We must express the court’s utter disgust at such conduct of both counsel and litigants that tend to disable the court from exercising its discretion in such matters judicially.

As officers of the court our avowed duty is to see to it that Justice is done at all cost.

How does the Applicant expect the court to exercise its discretion in his favour when he is not candid with the court? For this reason alone, the application for special leave ought to be dismissed.

Another reason for which this court would refuse an application for special leave is the need for prevention of delay in the administration of justice.  Delay in pursuing an appeal could adversely affect the acquired rights of others with consequent injustice to them.

I must admit that in the instant application, the delay is not inordinate but each application must be considered on its own facts.

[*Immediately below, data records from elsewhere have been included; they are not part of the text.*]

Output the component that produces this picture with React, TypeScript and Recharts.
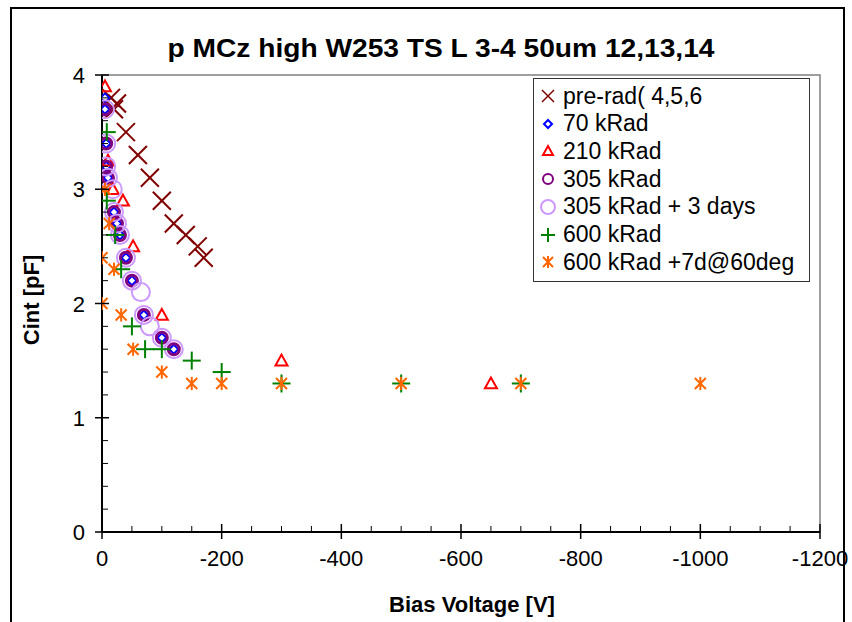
import React from "react";
import { ScatterChart, Scatter, XAxis, YAxis, ReferenceArea } from "recharts";

// Cint vs bias voltage
const preRad = [
  { v: -15, c: 3.8 }, { v: -25, c: 3.75 }, { v: -20, c: 3.7 }, { v: -40, c: 3.5 },
  { v: -60, c: 3.3 }, { v: -80, c: 3.1 }, { v: -100, c: 2.9 }, { v: -120, c: 2.7 },
  { v: -140, c: 2.6 }, { v: -160, c: 2.5 }, { v: -170, c: 2.4 },
];
const kRad70 = [
  { v: -5, c: 3.8 }, { v: -5, c: 3.7 }, { v: -7, c: 3.4 }, { v: -7, c: 3.2 },
  { v: -10, c: 3.1 }, { v: -20, c: 2.8 }, { v: -25, c: 2.7 }, { v: -30, c: 2.6 },
  { v: -40, c: 2.4 }, { v: -50, c: 2.2 }, { v: -70, c: 1.9 }, { v: -100, c: 1.7 },
  { v: -120, c: 1.6 },
];
const kRad210 = [
  { v: -5, c: 3.9 }, { v: -10, c: 3.25 }, { v: -18, c: 3.0 }, { v: -35, c: 2.9 },
  { v: -52, c: 2.5 }, { v: -100, c: 1.9 }, { v: -300, c: 1.5 }, { v: -650, c: 1.3 },
];
const kRad305 = [
  { v: -5, c: 3.7 }, { v: -7, c: 3.4 }, { v: -7, c: 3.2 }, { v: -10, c: 3.1 },
  { v: -20, c: 2.8 }, { v: -25, c: 2.7 }, { v: -30, c: 2.6 }, { v: -40, c: 2.4 },
  { v: -50, c: 2.2 }, { v: -70, c: 1.9 }, { v: -100, c: 1.7 }, { v: -120, c: 1.6 },
];
const kRad305days = [
  { v: -5, c: 3.7 }, { v: -7, c: 3.4 }, { v: -7, c: 3.2 }, { v: -10, c: 3.1 },
  { v: -18, c: 3.0 }, { v: -20, c: 2.8 }, { v: -25, c: 2.7 }, { v: -30, c: 2.6 },
  { v: -40, c: 2.4 }, { v: -50, c: 2.2 }, { v: -65, c: 2.1 }, { v: -70, c: 1.9 },
  { v: -80, c: 1.8 }, { v: -100, c: 1.7 }, { v: -120, c: 1.6 },
];
const kRad600 = [
  { v: -8, c: 3.5 }, { v: -8, c: 2.9 }, { v: -22, c: 2.6 }, { v: -32, c: 2.3 },
  { v: -50, c: 1.8 }, { v: -72, c: 1.6 }, { v: -100, c: 1.6 }, { v: -150, c: 1.5 },
  { v: -200, c: 1.4 }, { v: -300, c: 1.3 }, { v: -500, c: 1.3 }, { v: -700, c: 1.3 },
];
const kRad600hot = [
  { v: 0, c: 2.0 }, { v: 0, c: 2.4 }, { v: -5, c: 3.0 }, { v: -12, c: 2.7 },
  { v: -20, c: 2.3 }, { v: -32, c: 1.9 }, { v: -52, c: 1.6 }, { v: -100, c: 1.4 },
  { v: -150, c: 1.3 }, { v: -200, c: 1.3 }, { v: -300, c: 1.3 }, { v: -500, c: 1.3 },
  { v: -700, c: 1.3 }, { v: -1000, c: 1.3 },
];

const xTicks = [0, -50, -100, -150, -200, -250, -300, -350, -400, -450, -500, -550, -600,
  -650, -700, -750, -800, -850, -900, -950, -1000, -1050, -1100, -1150, -1200];
const yTicks = [0, 0.2, 0.4, 0.6, 0.8, 1, 1.2, 1.4, 1.6, 1.8, 2, 2.2, 2.4, 2.6, 2.8, 3,
  3.2, 3.4, 3.6, 3.8, 4];

const FONT = "Arial, 'Liberation Sans', sans-serif";

const xMark = (k: number, color: string, w: number) => ({ cx, cy }: any) => (
  <g stroke={color} strokeWidth={w}>
    <line x1={cx - k} y1={cy - k} x2={cx + k} y2={cy + k} />
    <line x1={cx - k} y1={cy + k} x2={cx + k} y2={cy - k} />
  </g>
);
const diamond = (k: number) => ({ cx, cy }: any) => (
  <polygon points={`${cx},${cy - k} ${cx + k},${cy} ${cx},${cy + k} ${cx - k},${cy}`}
    fill="#fff" stroke="#0000ff" strokeWidth={2} />
);
const triangle = (k: number) => ({ cx, cy }: any) => (
  <polygon points={`${cx},${cy - k} ${cx + k},${cy + k * 0.8} ${cx - k},${cy + k * 0.8}`}
    fill="none" stroke="#ff0000" strokeWidth={2} />
);
const ring = (r: number, color: string, w: number) => ({ cx, cy }: any) => (
  <circle cx={cx} cy={cy} r={r} fill="none" stroke={color} strokeWidth={w} />
);
const plus = (k: number) => ({ cx, cy }: any) => (
  <g stroke="#008000" strokeWidth={2}>
    <line x1={cx - k} y1={cy} x2={cx + k} y2={cy} />
    <line x1={cx} y1={cy - k} x2={cx} y2={cy + k} />
  </g>
);
const star = (k: number) => ({ cx, cy }: any) => (
  <g stroke="#ff6600" strokeWidth={2}>
    <line x1={cx - k} y1={cy - k} x2={cx + k} y2={cy + k} />
    <line x1={cx - k} y1={cy + k} x2={cx + k} y2={cy - k} />
    <line x1={cx} y1={cy - k * 1.2} x2={cx} y2={cy + k * 1.2} />
  </g>
);

const legendRows = [
  { name: "pre-rad( 4,5,6", mark: xMark(6, "#800000", 1.5) },
  { name: "70 kRad", mark: diamond(4) },
  { name: "210 kRad", mark: triangle(5) },
  { name: "305 kRad", mark: ring(5, "#800080", 2) },
  { name: "305 kRad + 3 days", mark: ring(7, "#cc99ff", 2) },
  { name: "600 kRad", mark: plus(7) },
  { name: "600 kRad +7d@60deg", mark: star(5) },
];

const XTick = ({ x, y, payload }: any) => {
  const v = payload.value;
  const major = v % 200 === 0;
  return (
    <g>
      {major ? (
        <line x1={x} x2={x} y1={y - 8} y2={y + 7} stroke="#000" strokeWidth={1.5} />
      ) : (
        <line x1={x} x2={x} y1={y - 6} y2={y} stroke="#000" strokeWidth={1} />
      )}
      {major && (
        <text x={x} y={y + 34} textAnchor="middle" fontSize={22} fontFamily={FONT} fill="#000">
          {v}
        </text>
      )}
    </g>
  );
};

const YTick = ({ x, y, payload }: any) => {
  const v = payload.value;
  const major = Math.abs(v - Math.round(v)) < 1e-6;
  return (
    <g>
      {major ? (
        <line x1={x - 7} x2={x + 7} y1={y} y2={y} stroke="#000" strokeWidth={1.5} />
      ) : (
        <line x1={x} x2={x + 6} y1={y} y2={y} stroke="#000" strokeWidth={1} />
      )}
      {major && (
        <text x={x - 17} y={y + 8} textAnchor="end" fontSize={22} fontFamily={FONT} fill="#000">
          {Math.round(v)}
        </text>
      )}
    </g>
  );
};

const LegendBox = () => (
  <div style={{ position: "absolute", left: 533, top: 78, width: 277, height: 204, border: "1.5px solid #333", boxSizing: "border-box", background: "#fff" }}>
    {legendRows.map((r, i) => (
      <div key={i} style={{ position: "absolute", left: 0, top: 3 + i * 27.7, height: 28, display: "flex", alignItems: "center" }}>
        <svg width={29} height={28} style={{ display: "block" }}>
          {r.mark({ cx: 14, cy: 14 })}
        </svg>
        <span style={{ fontFamily: FONT, fontSize: 23, color: "#000", whiteSpace: "nowrap" }}>{r.name}</span>
      </div>
    ))}
  </div>
);

export default function App() {
  return (
    <div style={{ position: "absolute", left: 0, top: 0, width: 852, height: 622, background: "#fff", overflow: "hidden" }}>
      <div style={{ position: "absolute", left: 10, top: 7, width: 835, height: 640, border: "2px solid #000", boxSizing: "border-box" }} />
      <div style={{ position: "absolute", left: 0, top: 0 }}>
        <ScatterChart width={852} height={622} margin={{ top: 75, right: 32, bottom: 0, left: 0 }}>
          <ReferenceArea x1={-1200} x2={0} y1={0} y2={4} fill="none" stroke="#808080" strokeWidth={1.5} ifOverflow="visible" />
          <XAxis type="number" dataKey="v" domain={[-1200, 0]} reversed ticks={xTicks} interval={0}
            height={90} tickSize={0} tickMargin={0} tick={XTick} tickLine={false}
            axisLine={{ stroke: "#000", strokeWidth: 2 }} allowDataOverflow />
          <YAxis type="number" dataKey="c" domain={[0, 4]} ticks={yTicks} interval={0}
            width={102} tickSize={0} tickMargin={0} tick={YTick} tickLine={false}
            axisLine={{ stroke: "#000", strokeWidth: 2 }} allowDataOverflow />
          <Scatter name="pre-rad( 4,5,6" data={preRad} shape={xMark(9, "#800000", 2)} isAnimationActive={false} />
          <Scatter name="70 kRad" data={kRad70} shape={diamond(4.5)} isAnimationActive={false} />
          <Scatter name="210 kRad" data={kRad210} shape={triangle(6)} isAnimationActive={false} />
          <Scatter name="305 kRad" data={kRad305} shape={ring(5.5, "#800080", 3)} isAnimationActive={false} />
          <Scatter name="305 kRad + 3 days" data={kRad305days} shape={ring(9, "#cc99ff", 2)} isAnimationActive={false} />
          <Scatter name="600 kRad" data={kRad600} shape={plus(9)} isAnimationActive={false} />
          <Scatter name="600 kRad +7d@60deg" data={kRad600hot} shape={star(5.5)} isAnimationActive={false} />
        </ScatterChart>
      </div>
      <LegendBox />
      <svg width={852} height={622} style={{ position: "absolute", left: 0, top: 0, pointerEvents: "none" }}>
        <text x={441} y={57} textAnchor="middle" fontSize={26} fontWeight="bold" fontFamily={FONT}
          textLength={547} lengthAdjust="spacingAndGlyphs">
          p MCz high W253 TS L 3-4 50um 12,13,14
        </text>
        <text x={472} y={612} textAnchor="middle" fontSize={22} fontWeight="bold" fontFamily={FONT}>
          Bias Voltage [V]
        </text>
        <text x={0} y={0} transform="translate(39,300) rotate(-90)" textAnchor="middle" fontSize={22}
          fontWeight="bold" fontFamily={FONT}>
          Cint [pF]
        </text>
      </svg>
    </div>
  );
}
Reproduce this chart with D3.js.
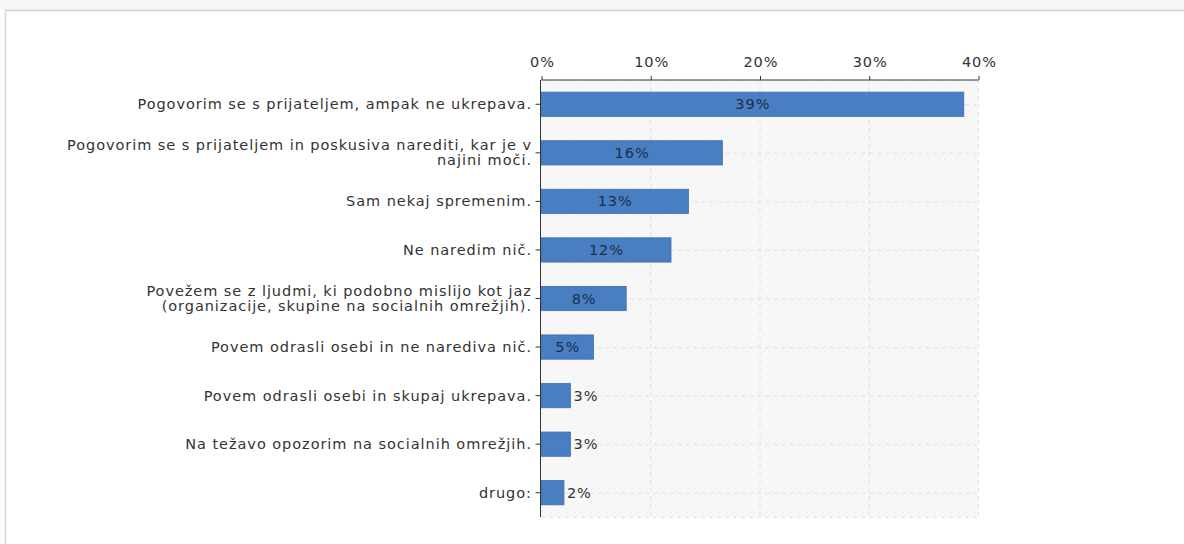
<!DOCTYPE html>
<html><head><meta charset="utf-8">
<script src="https://cdn.jsdelivr.net/npm/d3@7"></script>
<style>
html,body{margin:0;padding:0;background:#fff;}
svg{display:block;}
</style></head>
<body>
<script>
const categories = [
  ["Pogovorim se s prijateljem, ampak ne ukrepava."],
  ["Pogovorim se s prijateljem in poskusiva narediti, kar je v", "najini moči."],
  ["Sam nekaj spremenim."],
  ["Ne naredim nič."],
  ["Povežem se z ljudmi, ki podobno mislijo kot jaz", "(organizacije, skupine na socialnih omrežjih)."],
  ["Povem odrasli osebi in ne narediva nič."],
  ["Povem odrasli osebi in skupaj ukrepava."],
  ["Na težavo opozorim na socialnih omrežjih."],
  ["drugo:"]
];
const values = [38.7, 16.6, 13.5, 11.9, 7.8, 4.8, 2.7, 2.7, 2.1];
const valueLabels = ["39%", "16%", "13%", "12%", "8%", "5%", "3%", "3%", "2%"];
const tickValues = [0, 10, 20, 30, 40];
const tickLabels = ["0%", "10%", "20%", "30%", "40%"];

(function () {
const W = 1184, H = 544;
const FONT = "DejaVu Sans, Verdana, sans-serif", FS = 14.5, LS = 0.95;
const svg = d3.select("body").append("svg").attr("width", W).attr("height", H);

svg.append("rect").attr("x", 0).attr("y", 0).attr("width", W).attr("height", 10).attr("fill", "#f6f6f6");
svg.append("line").attr("x1", 5).attr("x2", W).attr("y1", 10.5).attr("y2", 10.5).attr("stroke", "#cfcfcf").attr("stroke-width", 1.5);
svg.append("line").attr("x1", 5.5).attr("x2", 5.5).attr("y1", 10).attr("y2", H).attr("stroke", "#d8d8d8").attr("stroke-width", 1.5);

const pL = 541, pR = 978, pT = 80, pB = 517;
const x = d3.scaleLinear().domain([0, 40]).range([pL, pR]);
const y = d3.scaleBand().domain(d3.range(categories.length)).range([pT, pB]).paddingInner(0.5).paddingOuter(0.25);

const defs = svg.append("defs");
const pat = defs.append("pattern").attr("id", "hatch").attr("patternUnits", "userSpaceOnUse")
  .attr("width", 4).attr("height", 4).attr("patternTransform", "rotate(45)");
pat.append("rect").attr("width", 4).attr("height", 4).attr("fill", "#f8f8f8");
pat.append("line").attr("x1", 0).attr("x2", 0).attr("y1", 0).attr("y2", 4).attr("stroke", "#efefef").attr("stroke-width", 1);

svg.append("rect").attr("x", pL).attr("y", pT).attr("width", pR - pL).attr("height", pB - pT).attr("fill", "url(#hatch)");

const g = svg.append("g");
g.selectAll(".vg").data(tickValues.slice(1)).join("line")
  .attr("x1", d => x(d) + 0.5).attr("x2", d => x(d) + 0.5).attr("y1", pT).attr("y2", pB)
  .attr("stroke", "#e2e2e2").attr("stroke-dasharray", "4,4");
g.selectAll(".hg").data(d3.range(categories.length)).join("line")
  .attr("x1", pL).attr("x2", pR).attr("y1", d => y(d) + y.bandwidth() / 2 + 0.5).attr("y2", d => y(d) + y.bandwidth() / 2 + 0.5)
  .attr("stroke", "#e2e2e2").attr("stroke-dasharray", "4,4");
g.append("line").attr("x1", pL).attr("x2", pR).attr("y1", pB + 0.5).attr("y2", pB + 0.5)
  .attr("stroke", "#e2e2e2").attr("stroke-dasharray", "4,4");

svg.selectAll(".bar").data(values).join("rect")
  .attr("x", x(0)).attr("y", (d, i) => y(i))
  .attr("width", d => x(d) - x(0)).attr("height", y.bandwidth())
  .attr("fill", "#4a7ec2").attr("stroke", "#3f70b0").attr("stroke-width", 0.8);

svg.selectAll(".vl").data(values).join("text")
  .attr("x", (d, i) => d >= 4 ? (x(0) + x(d)) / 2 + LS / 2 : x(d) + 3)
  .attr("y", (d, i) => y(i) + y.bandwidth() / 2)
  .attr("dy", "0.35em")
  .attr("text-anchor", d => d >= 4 ? "middle" : "start")
  .attr("font-family", FONT).attr("font-size", FS).attr("letter-spacing", LS)
  .attr("fill", d => d >= 4 ? "#1c2e4a" : "#333")
  .text((d, i) => valueLabels[i]);

const xAxis = d3.axisTop(x).tickValues(tickValues).tickFormat((d, i) => tickLabels[i]).tickSize(5).tickSizeOuter(0);
const ax = svg.append("g").attr("transform", `translate(0.5,${pT})`).call(xAxis);
ax.select(".domain").attr("stroke", "#333").attr("d", `M${pL},0H${pR}`);
ax.selectAll(".tick line").attr("stroke", "#333").attr("y2", -4);
ax.selectAll(".tick text").attr("font-family", FONT).attr("font-size", FS).attr("letter-spacing", LS)
  .attr("fill", "#333").attr("y", -13).attr("dx", LS / 2);

const yAxis = d3.axisLeft(y).tickSize(5).tickFormat("");
const ay = svg.append("g").attr("transform", `translate(${pL - 0.5},0)`).call(yAxis);
ay.select(".domain").attr("stroke", "#333").attr("d", `M0,${pT}V${pB}`);
ay.selectAll(".tick line").attr("stroke", "#333");

const lab = svg.selectAll(".cl").data(categories).join("text")
  .attr("font-family", FONT).attr("font-size", FS).attr("letter-spacing", LS).attr("fill", "#333")
  .attr("text-anchor", "end")
  .attr("transform", (d, i) => `translate(${pL - 10 + LS},${y(i) + y.bandwidth() / 2})`);
lab.each(function (d) {
  const t = d3.select(this);
  const n = d.length, lh = 15;
  d.forEach((line, k) => {
    t.append("tspan").attr("x", 0).attr("y", (k - (n - 1) / 2) * lh).attr("dy", "0.35em").text(line);
  });
});
})();
</script>
</body></html>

In paragraph 10 of the affidavit in opposition, the Respondent avers as follows:

“that great hardship, injustice and inconvenience will be caused to me if the court re-opens the right of appeal for the Applicant, because I have acted on the Judgment and have commenced developing the land forming the subject matter of the suit.”

On the whole, no good reasons have been given for which the Applicant must be given this special leave to appeal.  In the case of KOTEY VRS KOLETEY already referred to, Atuguba J.S.C. had this to say –

“although an application for normal leave must show some merits in the intended appeal, an application for special leave must do more than that; it must also give good and convincing reasons why the application is special. - - -

The application for the reasons assigned herein fails and same is hereby dismissed.

 

 

    R. C. OWUSU (MS)

JUSTICE OF THE SUPREME COURT

 

 

                                           

                                        J. ANSAH

JUSTICE OF THE SUPREME COURT

 

 

 

 P. BAFFOE-BONNIE

JUSTICE OF THE SUPREME COURT

 

 

      

 

     B. T. ARYEETEY

JUSTICE OF THE SUPREME COURT

 

 

   

 

    N. S. GBADEGBE

JUSTICE OF THE SUPREME COURT

 

COUNSEL:

 

DICK K. ANYADI FOR THE PLAINTIFF RESPONDENT/APPLICANT.

DANIEL NTIM BOATENG FOR THE DEFENDANT/APPELLANT/RESPONDENT.